Il libro mette in scena sapientemente, pur indugiando forse troppo su una compiaciuta indagine psicologica, questa silenziosa lotta tra i diversi, diversissimi caratteri dei quattro protagonisti, le loro paure, le loro ipocrisie, la loro morale, la loro onestà, il loro cinismo.
Uno dei due fratelli è un politico di grande carisma, che sta per candidarsi come primo ministro del governo olandese nelle prossime elezioni: ha un motivo in più per temere lo scandalo e la fine della sua carriera, ancor prima che il destino del figlio e del nipote.
Ma leggendo il libro, le dinamiche della vicenda e i dosati colpi di scena hanno lasciato il posto ad una riflessione forse più superficiale ma alla lunga insinuante: il vero protagonista del romanzo è il presente.
Mi spiego meglio. Il vero protagonista è il pericolo che corriamo nel mondo di oggi, la paura di non poter contare sulla “distrazione”delle telecamere, degli innumerevoli strumenti di controllo e ripresa intorno a noi. Non si può eludere la realtà, non la si può mistificare se una porzione di essa (un video) è già stata archiviata, memorizzata, preparata per essere sparata nel cyberspazio della coscienza legale ancor prima di quella morale.

La sorveglianza della realtà.
In soldoni fino a che punto si può farla franca, dopo un’azione criminosa, oggi?
E oggi è il termine chiave, non solo per la banale constatazione che i cellulari cinquanta anni fa non c’erano e che quindi ad uno scrittore certe soluzioni narrative non potevano venire in mente, ma perché solo oggi può succedere che l’assuefazione al costante e assoluto controllo della realtà ci faccia dimenticare il controllo stesso: sappiamo perfettamente che ogni nostra azione può essere registrata ma ce ne dimentichiamo, proprio perché siamo abituati al controllo, non lo temiamo più. La fruizione del reale non passa più attraverso l’esperienza ma attraverso la ripresa del nostro agire; come se per sapere di avere agito, compiuto un certo atto, dovessimo prima vederlo, come se solo allora ne avessimo consapevolezza.

barbone 1024

Michel e Rick, hanno quindici anni, l’età in cui si è già perfettamente padroni della tecnologia, si è già direi tecnologicamente smaliziati, eppure, commettono per stupidità un gesto feroce e insensato, uccidono e danno fuoco ad una barbona che ha deciso di sistemarsi al calduccio all’interno dell’atrio di un bancomat.
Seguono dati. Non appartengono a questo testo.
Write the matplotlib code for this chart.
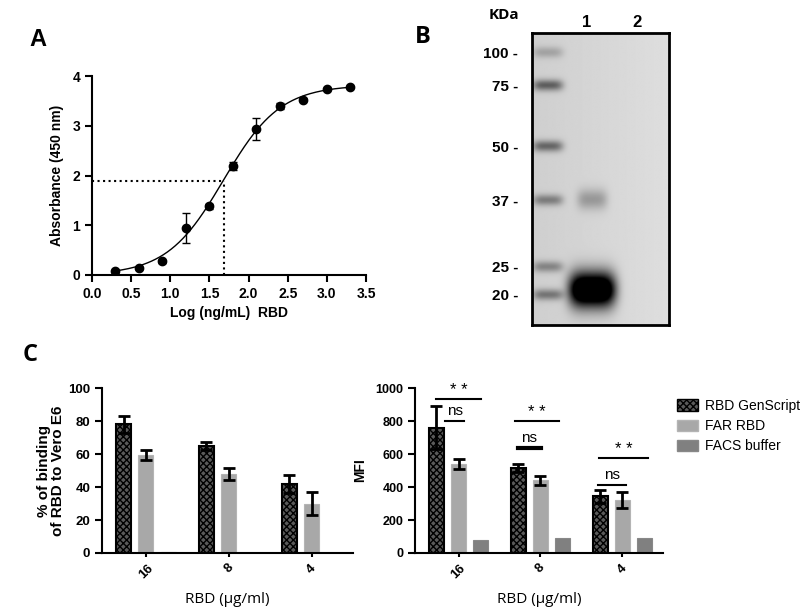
import numpy as np
import matplotlib.pyplot as plt
from matplotlib.patches import Patch

plt.rcParams['font.family'] = ['Liberation Sans', 'DejaVu Sans']

# ---- panel A data (ELISA) ----
log_conc = [0.3, 0.6, 0.9, 1.2, 1.5, 1.8, 2.1, 2.4, 2.7, 3.0, 3.3]
absorb = [0.08, 0.15, 0.28, 0.95, 1.38, 2.19, 2.94, 3.40, 3.53, 3.75, 3.79]
absorb_err = [0.02, 0.02, 0.03, 0.30, 0.05, 0.08, 0.22, 0.07, 0.03, 0.02, 0.02]
# 4PL fit parameters
fit_bottom, fit_top, fit_logec50, fit_hill = 0.0, 3.82, 1.68, 1.2
half_max = 1.9

# ---- panel B data (western blot) ----
kda_labels = ['100', '75', '50', '37', '25', '20']
kda_pos = [0.065, 0.178, 0.387, 0.572, 0.801, 0.897]
ladder_int = [0.3, 0.75, 0.7, 0.55, 0.5, 0.6]
# lane 1 bands: (pos, intensity, height, halfwidth)
lane1_bands = [(0.57, 0.4, 0.035, 0.11), (0.88, 2.2, 0.06, 0.17)]
lane_names = ['1', '2']

# ---- panel C data ----
conc = ['16', '8', '4']
binding_gen = [78, 65, 42]
binding_gen_err = [5, 2.5, 5.5]
binding_far = [59.5, 48, 30]
binding_far_err = [3, 3.5, 7]
binding_facs = [0.5, 0, 0]

mfi_gen = [760, 515, 345]
mfi_gen_err = [130, 25, 40]
mfi_far = [540, 440, 320]
mfi_far_err = [30, 30, 50]
mfi_facs = [80, 88, 88]

# significance brackets: (group, x0, x1, y, label, label_y, lw)
sig_marks = [
    (0, -0.27, 0.27, 933, '* *', 985, 1.5),
    (0, -0.16, 0.07, 800, 'ns', 860, 1.5),
    (1, -0.31, 0.23, 800, '* *', 850, 1.5),
    (1, -0.28, 0.01, 636, 'ns', 700, 3),
    (2, -0.28, 0.31, 575, '* *', 625, 1.5),
    (2, -0.30, 0.04, 412, 'ns', 475, 1.5),
]

fig = plt.figure(figsize=(8, 6.08), dpi=100)

def style_axes(ax):
    for s in ['top', 'right']:
        ax.spines[s].set_visible(False)
    for s in ['left', 'bottom']:
        ax.spines[s].set_linewidth(1.5)
    ax.tick_params(width=1.5, length=5)

# ================= A =================
axA = fig.add_axes([0.115, 0.5477, 0.3425, 0.327])
xs = np.linspace(log_conc[0], log_conc[-1], 300)
ys = fit_bottom + (fit_top - fit_bottom) / (1 + 10 ** ((fit_logec50 - xs) * fit_hill))
axA.plot(xs, ys, color='black', lw=1)
axA.errorbar(log_conc, absorb, yerr=absorb_err, fmt='o', color='black', ms=6,
             capsize=3, elinewidth=1, capthick=1)
axA.plot([0, fit_logec50], [half_max, half_max], ls=':', color='black', lw=1.5)
axA.plot([fit_logec50, fit_logec50], [0, half_max], ls=':', color='black', lw=1.5)
axA.set_xlim(0, 3.5)
axA.set_ylim(0, 4)
axA.set_xticks(np.arange(0, 3.51, 0.5))
axA.set_yticks([0, 1, 2, 3, 4])
style_axes(axA)
for lab in axA.get_xticklabels() + axA.get_yticklabels():
    lab.set_fontweight('bold')
    lab.set_fontsize(10)
axA.set_xlabel('Log (ng/mL)  RBD', fontweight='bold', fontsize=10, labelpad=4)
axA.set_ylabel('Absorbance (450 nm)', fontweight='bold', fontsize=10, labelpad=6)

# ================= B =================
axB = fig.add_axes([0.665, 0.4655, 0.171, 0.480])
ny, nx = 400, 180
yy, xx = np.mgrid[0:1:ny * 1j, 0:1:nx * 1j]
dark = np.zeros_like(yy)
for p, a in zip(kda_pos, ladder_int):
    dark += a * np.exp(-((xx - 0.115) / 0.11) ** 4 - ((yy - p) / 0.019) ** 2)
for p, a, h, w in lane1_bands:
    dark += a * np.exp(-((xx - 0.44) / w) ** 4 - ((yy - p) / h) ** 2)
bg = 0.81 + 0.06 * xx
img = np.clip(bg - 0.6 * dark, 0, 1)
axB.imshow(img, cmap='gray', vmin=0, vmax=1, extent=(0, 1, 1, 0), aspect='auto',
           interpolation='bilinear')
axB.set_xlim(0, 1)
axB.set_ylim(1, 0)
axB.set_xticks([])
axB.set_yticks(kda_pos)
axB.set_yticklabels([k + ' -' for k in kda_labels], fontweight='bold', fontsize=11)
axB.tick_params(axis='y', length=0, pad=10)
for s in axB.spines.values():
    s.set_linewidth(2)
for name, xp in zip(lane_names, [0.40, 0.77]):
    axB.text(xp, 1 + 11 / 292, name, transform=axB.transAxes, ha='center', va='center',
             fontsize=12, fontweight='bold')
fig.text(504 / 800, 1 - 15 / 608, 'KDa', ha='center', va='center', fontsize=11,
         fontweight='bold', family=['Open Sans', 'DejaVu Sans'])

# ================= C =================
gx = np.arange(len(conc))
bw = 0.18
off = 0.27

def draw_bars(ax, gen, gen_err, far, far_err, facs):
    ax.bar(gx - off, gen, bw, color='#5a5a5a', edgecolor='black', linewidth=1.5,
           hatch='xxxxx', zorder=2)
    ax.bar(gx, far, bw, color='#a8a8a8', edgecolor='#b4b4b4', linewidth=0.8, zorder=2)
    ax.bar(gx + off, facs, bw, color='#808080', edgecolor='#888888', linewidth=0.8, zorder=2)
    ax.errorbar(gx - off, gen, yerr=gen_err, fmt='none', ecolor='black', elinewidth=2,
                capsize=4, capthick=2, zorder=3)
    ax.errorbar(gx, far, yerr=far_err, fmt='none', ecolor='black', elinewidth=2,
                capsize=4, capthick=2, zorder=3)
    ax.set_xlim(-0.53, 2.5)
    ax.set_xticks(gx)
    ax.set_xticklabels(conc, rotation=45, fontweight='bold', fontsize=9.5)
    style_axes(ax)
    ax.tick_params(axis='x', length=3)
    ax.set_xlabel('RBD (µg/ml)', fontsize=11, family=['Open Sans', 'DejaVu Sans'],
                  labelpad=8)

axC1 = fig.add_axes([0.1275, 0.0905, 0.314, 0.271])
draw_bars(axC1, binding_gen, binding_gen_err, binding_far, binding_far_err, binding_facs)
axC1.set_ylim(0, 100)
axC1.set_yticks([0, 20, 40, 60, 80, 100])
for lab in axC1.get_yticklabels():
    lab.set_fontweight('bold')
    lab.set_fontsize(9.5)
axC1.set_ylabel('% of binding\nof RBD to Vero E6', fontweight='bold', fontsize=11,
                linespacing=1.0, labelpad=2)

axC2 = fig.add_axes([0.519, 0.0905, 0.31, 0.271])
draw_bars(axC2, mfi_gen, mfi_gen_err, mfi_far, mfi_far_err, mfi_facs)
axC2.set_ylim(0, 1000)
axC2.set_yticks([0, 200, 400, 600, 800, 1000])
for lab in axC2.get_yticklabels():
    lab.set_fontweight('bold')
    lab.set_fontsize(9)
axC2.set_ylabel('MFI', fontweight='bold', fontsize=10, labelpad=6)
for g, x0, x1, y, lab, ly, lw in sig_marks:
    axC2.plot([g + x0, g + x1], [y, y], color='black', lw=lw, clip_on=False)
    axC2.text(g + (x0 + x1) / 2, ly, lab, ha='center', va='center',
              fontsize=12 if lab != 'ns' else 11, clip_on=False)

handles = [Patch(facecolor='#5a5a5a', edgecolor='black', hatch='xxxxx', label='RBD GenScript'),
           Patch(facecolor='#a8a8a8', edgecolor='#b4b4b4', label='FAR RBD'),
           Patch(facecolor='#808080', edgecolor='#888888', label='FACS buffer')]
fig.legend(handles=handles, loc='upper left', bbox_to_anchor=(677 / 800, 1 - 399 / 608),
           frameon=False, fontsize=10, handlelength=1.5, handleheight=0.9,
           labelspacing=0.45, handletextpad=0.5, borderpad=0, borderaxespad=0)

# panel letters
fig.text(38 / 800, 1 - 40 / 608, 'A', ha='center', va='center', fontsize=17, fontweight='bold')
fig.text(423 / 800, 1 - 37 / 608, 'B', ha='center', va='center', fontsize=17,
         fontweight='bold', family=['Open Sans', 'DejaVu Sans'])
fig.text(30 / 800, 1 - 355 / 608, 'C', ha='center', va='center', fontsize=17,
         fontweight='bold', family=['Open Sans', 'DejaVu Sans'])

fig.savefig('out.png', dpi=100)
Non c’è forse luogo più ristretto e vigilato di quello… eppure se ne dimenticano, agiscono come primitivi in un mondo digitale. Si rendono conto di ciò che hanno fatto solo dopo essersi visti nelle immagini sfocate, tremolanti e desaturate della videocamera della banca, che ora i telegiornali stanno mandando in onda in tutto il Paese.
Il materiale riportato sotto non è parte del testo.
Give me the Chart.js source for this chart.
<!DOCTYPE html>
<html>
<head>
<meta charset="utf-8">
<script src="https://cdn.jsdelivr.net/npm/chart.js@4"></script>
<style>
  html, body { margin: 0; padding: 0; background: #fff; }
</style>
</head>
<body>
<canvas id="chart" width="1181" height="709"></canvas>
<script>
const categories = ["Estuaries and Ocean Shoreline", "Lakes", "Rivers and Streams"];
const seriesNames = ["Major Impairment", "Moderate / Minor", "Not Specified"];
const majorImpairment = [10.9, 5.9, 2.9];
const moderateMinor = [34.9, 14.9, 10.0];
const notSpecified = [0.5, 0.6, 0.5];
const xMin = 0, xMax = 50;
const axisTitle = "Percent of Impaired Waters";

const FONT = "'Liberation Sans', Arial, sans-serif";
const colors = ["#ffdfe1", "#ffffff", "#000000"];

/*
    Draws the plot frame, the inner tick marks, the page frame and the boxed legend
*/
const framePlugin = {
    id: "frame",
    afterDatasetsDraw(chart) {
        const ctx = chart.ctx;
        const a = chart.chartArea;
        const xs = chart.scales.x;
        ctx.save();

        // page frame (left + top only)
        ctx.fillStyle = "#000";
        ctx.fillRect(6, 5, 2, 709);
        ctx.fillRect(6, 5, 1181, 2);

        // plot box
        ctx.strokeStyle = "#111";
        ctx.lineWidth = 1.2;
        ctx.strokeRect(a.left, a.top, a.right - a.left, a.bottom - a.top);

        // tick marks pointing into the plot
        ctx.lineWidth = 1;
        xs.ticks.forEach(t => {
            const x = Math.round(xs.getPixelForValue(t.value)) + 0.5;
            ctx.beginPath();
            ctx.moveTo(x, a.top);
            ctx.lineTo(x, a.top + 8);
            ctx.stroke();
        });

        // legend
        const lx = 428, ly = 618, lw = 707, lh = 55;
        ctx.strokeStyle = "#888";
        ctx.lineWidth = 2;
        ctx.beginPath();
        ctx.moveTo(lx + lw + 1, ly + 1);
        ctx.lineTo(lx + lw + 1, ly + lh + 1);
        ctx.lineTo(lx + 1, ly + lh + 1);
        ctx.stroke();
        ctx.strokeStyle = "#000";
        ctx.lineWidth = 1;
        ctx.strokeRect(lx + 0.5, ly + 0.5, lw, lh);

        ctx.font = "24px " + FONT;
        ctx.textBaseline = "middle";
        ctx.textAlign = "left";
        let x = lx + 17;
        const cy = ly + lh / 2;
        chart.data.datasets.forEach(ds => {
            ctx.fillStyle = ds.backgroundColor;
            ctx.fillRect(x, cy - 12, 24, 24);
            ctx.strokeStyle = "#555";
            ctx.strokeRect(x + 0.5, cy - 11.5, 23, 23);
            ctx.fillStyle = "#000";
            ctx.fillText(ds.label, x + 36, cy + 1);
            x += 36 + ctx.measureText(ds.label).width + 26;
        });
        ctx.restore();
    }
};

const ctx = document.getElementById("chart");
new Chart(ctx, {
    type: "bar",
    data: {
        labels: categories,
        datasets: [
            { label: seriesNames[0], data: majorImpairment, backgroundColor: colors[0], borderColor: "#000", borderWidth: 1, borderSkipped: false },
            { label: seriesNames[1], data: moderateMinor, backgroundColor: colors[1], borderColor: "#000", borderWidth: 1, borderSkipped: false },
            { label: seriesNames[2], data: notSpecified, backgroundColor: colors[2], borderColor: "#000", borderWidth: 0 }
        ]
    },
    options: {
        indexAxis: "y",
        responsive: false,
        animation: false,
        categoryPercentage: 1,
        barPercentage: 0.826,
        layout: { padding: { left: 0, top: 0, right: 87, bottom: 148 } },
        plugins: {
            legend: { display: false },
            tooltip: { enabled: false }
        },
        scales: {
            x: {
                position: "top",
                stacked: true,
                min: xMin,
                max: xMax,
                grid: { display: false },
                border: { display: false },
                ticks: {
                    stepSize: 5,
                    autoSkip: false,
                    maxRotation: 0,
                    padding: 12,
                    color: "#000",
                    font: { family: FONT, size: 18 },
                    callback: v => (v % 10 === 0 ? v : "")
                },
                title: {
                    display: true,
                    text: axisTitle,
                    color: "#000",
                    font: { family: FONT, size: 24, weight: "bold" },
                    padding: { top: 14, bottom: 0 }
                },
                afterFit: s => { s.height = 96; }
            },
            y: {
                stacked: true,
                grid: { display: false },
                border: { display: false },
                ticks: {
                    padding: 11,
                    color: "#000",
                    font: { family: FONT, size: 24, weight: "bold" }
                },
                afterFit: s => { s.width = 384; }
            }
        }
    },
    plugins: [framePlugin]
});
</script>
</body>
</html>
Fortunatamente (se cinicamente facessimo il tifo per i due ragazzini) i cappellini che hanno ben calcati sulla fronte e i giacconi che li infagottano rendono difficile l’identificazione dei volti, di una fisionomia, di un particolare, di un’anatomia ma qualcuno, qualcuno in carne ed ossa, li ha filmati.
A queste immagini “pubbliche” e “autorizzate” si sostituiscono quelle “rubate” di un cellulare, e quindi l’assassinio è compiuto tre volte: nell’esperienza, nella registrazione dell’esperienza e nel “furto” dell’esperienza.
Tre volte che si sovrappongono in un unico, interminabile presente.